## Exercise brief
Pictures don't belong in the copy; print all the records exactly.

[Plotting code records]
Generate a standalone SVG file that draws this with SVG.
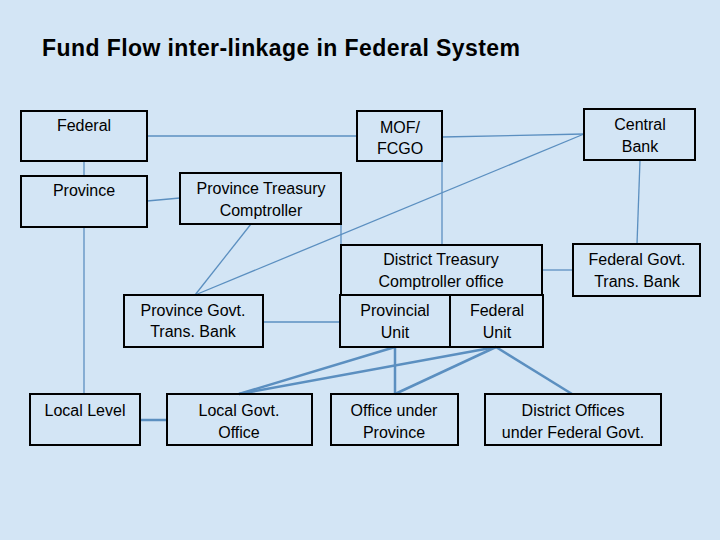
<svg xmlns="http://www.w3.org/2000/svg" width="720" height="540" viewBox="0 0 720 540">
<style>
.b{fill:none;stroke:#000;stroke-width:2}
.t{font-family:"Liberation Sans",Arial,sans-serif;font-size:16px;fill:#000;text-anchor:middle}
.c line{stroke:#5b8fc0;stroke-width:1.3}
.c .k{stroke-width:2.5}
</style>
<rect width="720" height="540" fill="#d3e5f5"/>
<text x="42" y="56" textLength="478" style="font-family:'Liberation Sans',Arial,sans-serif;font-size:23px;font-weight:bold">Fund Flow inter-linkage in Federal System</text>
<g class="c" id="connectors">
<line x1="147" y1="136" x2="357" y2="136"/>
<line x1="442" y1="137" x2="584" y2="134"/>
<line x1="84" y1="161" x2="84" y2="176"/>
<line x1="147" y1="201" x2="180" y2="198"/>
<line x1="84" y1="227" x2="84" y2="394"/>
<line x1="251" y1="224" x2="195" y2="295"/>
<line x1="584" y1="134" x2="195" y2="295"/>
<line x1="341" y1="200" x2="341" y2="245"/>
<line x1="442" y1="161" x2="442" y2="245"/>
<line x1="640" y1="160" x2="637" y2="244"/>
<line x1="542" y1="270" x2="573" y2="270"/>
<line x1="263" y1="322" x2="340" y2="322"/>
<line class="k" x1="395" y1="347" x2="239" y2="394"/>
<line class="k" x1="395" y1="347" x2="395" y2="394"/>
<line class="k" x1="496" y1="347" x2="239" y2="394"/>
<line class="k" x1="496" y1="347" x2="395" y2="394"/>
<line class="k" x1="496" y1="347" x2="572" y2="394"/>
<line class="k" x1="140" y1="420" x2="167" y2="420"/>
</g>
<g id="federal"><rect class="b" x="21" y="111" width="126" height="50"/><text class="t" x="84" y="131">Federal</text></g>
<g id="mof"><rect class="b" x="357" y="111" width="85" height="50"/><text class="t" x="400" y="133">MOF/</text><text class="t" x="400" y="154">FCGO</text></g>
<g id="centralbank"><rect class="b" x="584" y="109" width="111" height="51"/><text class="t" x="640" y="130">Central</text><text class="t" x="640" y="152">Bank</text></g>
<g id="province"><rect class="b" x="21" y="176" width="126" height="51"/><text class="t" x="84" y="196">Province</text></g>
<g id="ptc"><rect class="b" x="180" y="173" width="161" height="51"/><text class="t" x="261" y="194">Province Treasury</text><text class="t" x="261" y="216">Comptroller</text></g>
<g id="dtc"><rect class="b" x="341" y="245" width="201" height="50"/><text class="t" x="441" y="265">District Treasury</text><text class="t" x="441" y="287">Comptroller office</text></g>
<g id="fgtb"><rect class="b" x="573" y="244" width="127" height="52"/><text class="t" x="637" y="265">Federal Govt.</text><text class="t" x="637" y="287">Trans. Bank</text></g>
<g id="pgtb"><rect class="b" x="124" y="295" width="139" height="52"/><text class="t" x="193" y="316">Province Govt.</text><text class="t" x="193" y="337">Trans. Bank</text></g>
<g id="provunit"><rect class="b" x="340" y="295" width="110" height="52"/><text class="t" x="395" y="316">Provincial</text><text class="t" x="395" y="338">Unit</text></g>
<g id="fedunit"><rect class="b" x="450" y="295" width="93" height="52"/><text class="t" x="497" y="316">Federal</text><text class="t" x="497" y="338">Unit</text></g>
<g id="locallevel"><rect class="b" x="30" y="394" width="110" height="51"/><text class="t" x="85" y="416">Local Level</text></g>
<g id="lgo"><rect class="b" x="167" y="394" width="145" height="51"/><text class="t" x="239" y="416">Local Govt.</text><text class="t" x="239" y="438">Office</text></g>
<g id="oup"><rect class="b" x="331" y="394" width="127" height="51"/><text class="t" x="394" y="416">Office under</text><text class="t" x="394" y="438">Province</text></g>
<g id="district"><rect class="b" x="485" y="394" width="176" height="51"/><text class="t" x="573" y="416">District Offices</text><text class="t" x="573" y="438">under Federal Govt.</text></g>
</svg>
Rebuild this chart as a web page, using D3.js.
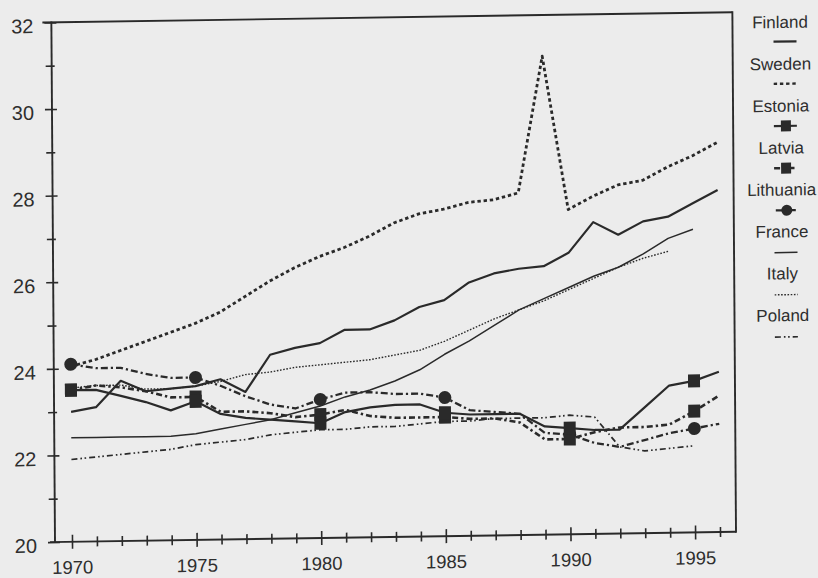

## Answer in full
Generate a standalone SVG file that draws this with SVG.
<svg xmlns="http://www.w3.org/2000/svg" width="720" height="540" viewBox="0 0 720 540">
<style>
.b{fill:none;stroke:#000;stroke-width:2}
.t{font-family:"Liberation Sans",Arial,sans-serif;font-size:16px;fill:#000;text-anchor:middle}
.c line{stroke:#5b8fc0;stroke-width:1.3}
.c .k{stroke-width:2.5}
</style>
<rect width="720" height="540" fill="#d3e5f5"/>
<text x="42" y="56" textLength="478" style="font-family:'Liberation Sans',Arial,sans-serif;font-size:23px;font-weight:bold">Fund Flow inter-linkage in Federal System</text>
<g class="c" id="connectors">
<line x1="147" y1="136" x2="357" y2="136"/>
<line x1="442" y1="137" x2="584" y2="134"/>
<line x1="84" y1="161" x2="84" y2="176"/>
<line x1="147" y1="201" x2="180" y2="198"/>
<line x1="84" y1="227" x2="84" y2="394"/>
<line x1="251" y1="224" x2="195" y2="295"/>
<line x1="584" y1="134" x2="195" y2="295"/>
<line x1="341" y1="200" x2="341" y2="245"/>
<line x1="442" y1="161" x2="442" y2="245"/>
<line x1="640" y1="160" x2="637" y2="244"/>
<line x1="542" y1="270" x2="573" y2="270"/>
<line x1="263" y1="322" x2="340" y2="322"/>
<line class="k" x1="395" y1="347" x2="239" y2="394"/>
<line class="k" x1="395" y1="347" x2="395" y2="394"/>
<line class="k" x1="496" y1="347" x2="239" y2="394"/>
<line class="k" x1="496" y1="347" x2="395" y2="394"/>
<line class="k" x1="496" y1="347" x2="572" y2="394"/>
<line class="k" x1="140" y1="420" x2="167" y2="420"/>
</g>
<g id="federal"><rect class="b" x="21" y="111" width="126" height="50"/><text class="t" x="84" y="131">Federal</text></g>
<g id="mof"><rect class="b" x="357" y="111" width="85" height="50"/><text class="t" x="400" y="133">MOF/</text><text class="t" x="400" y="154">FCGO</text></g>
<g id="centralbank"><rect class="b" x="584" y="109" width="111" height="51"/><text class="t" x="640" y="130">Central</text><text class="t" x="640" y="152">Bank</text></g>
<g id="province"><rect class="b" x="21" y="176" width="126" height="51"/><text class="t" x="84" y="196">Province</text></g>
<g id="ptc"><rect class="b" x="180" y="173" width="161" height="51"/><text class="t" x="261" y="194">Province Treasury</text><text class="t" x="261" y="216">Comptroller</text></g>
<g id="dtc"><rect class="b" x="341" y="245" width="201" height="50"/><text class="t" x="441" y="265">District Treasury</text><text class="t" x="441" y="287">Comptroller office</text></g>
<g id="fgtb"><rect class="b" x="573" y="244" width="127" height="52"/><text class="t" x="637" y="265">Federal Govt.</text><text class="t" x="637" y="287">Trans. Bank</text></g>
<g id="pgtb"><rect class="b" x="124" y="295" width="139" height="52"/><text class="t" x="193" y="316">Province Govt.</text><text class="t" x="193" y="337">Trans. Bank</text></g>
<g id="provunit"><rect class="b" x="340" y="295" width="110" height="52"/><text class="t" x="395" y="316">Provincial</text><text class="t" x="395" y="338">Unit</text></g>
<g id="fedunit"><rect class="b" x="450" y="295" width="93" height="52"/><text class="t" x="497" y="316">Federal</text><text class="t" x="497" y="338">Unit</text></g>
<g id="locallevel"><rect class="b" x="30" y="394" width="110" height="51"/><text class="t" x="85" y="416">Local Level</text></g>
<g id="lgo"><rect class="b" x="167" y="394" width="145" height="51"/><text class="t" x="239" y="416">Local Govt.</text><text class="t" x="239" y="438">Office</text></g>
<g id="oup"><rect class="b" x="331" y="394" width="127" height="51"/><text class="t" x="394" y="416">Office under</text><text class="t" x="394" y="438">Province</text></g>
<g id="district"><rect class="b" x="485" y="394" width="176" height="51"/><text class="t" x="573" y="416">District Offices</text><text class="t" x="573" y="438">under Federal Govt.</text></g>
</svg>
Rebuild this chart as a web page, using D3.js.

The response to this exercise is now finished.